The song was honored in 2003 by CMT as one of country music’s top 100 songs. It also had RIAA gold certification the year of its release.

Meaning of ‘Galveston’

So, what does the hit song mean?

Webb wrote it while he was on a beach in Galveston, a city on the coast of Texas. It was a made-up story about a Spanish-American soldier leaving behind a girl as he goes off to war.

The slow-tempo, emotionally in-tune song tells the story of a first love cut short. It takes away the focus of the war on politicians and the protestors but puts it back on the individuals living through it. This song explores the struggles of being taken from a place you love and placed in a distant hell.

For many people, this was considered an anti-war song. It was released right in the midst of the Vietnam War and has lyrics that would suggest a distaste for war and conflict. The promo video for the song also showed Campbell wearing a military outfit.

“Galveston, oh Galveston, I still hear your sea waves crashing / While I watch the cannons flashing / I clean my gun and dream of Galveston.”

The song is “about a guy who’s caught up in something he doesn’t understand and would rather be somewhere else.”

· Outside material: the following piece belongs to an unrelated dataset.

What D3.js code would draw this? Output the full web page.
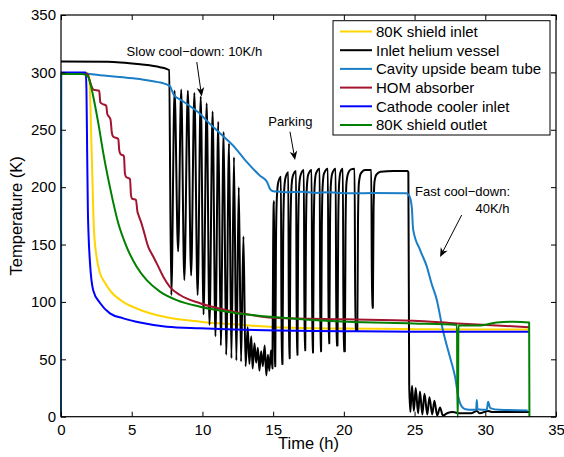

According to Wide Open Country, Campbell recorded the song after Hawaiian singer Don Ho had released it as a more pop-sounding song in 1968 with little success. Campbell’s version had a slower tempo and a change in lyrics. The soldier cleans the gun at the end of the song instead of putting it down.

This represents the will to continue on in the face of adversity and challenge, something Glen Campbell was familiar with himself later in life.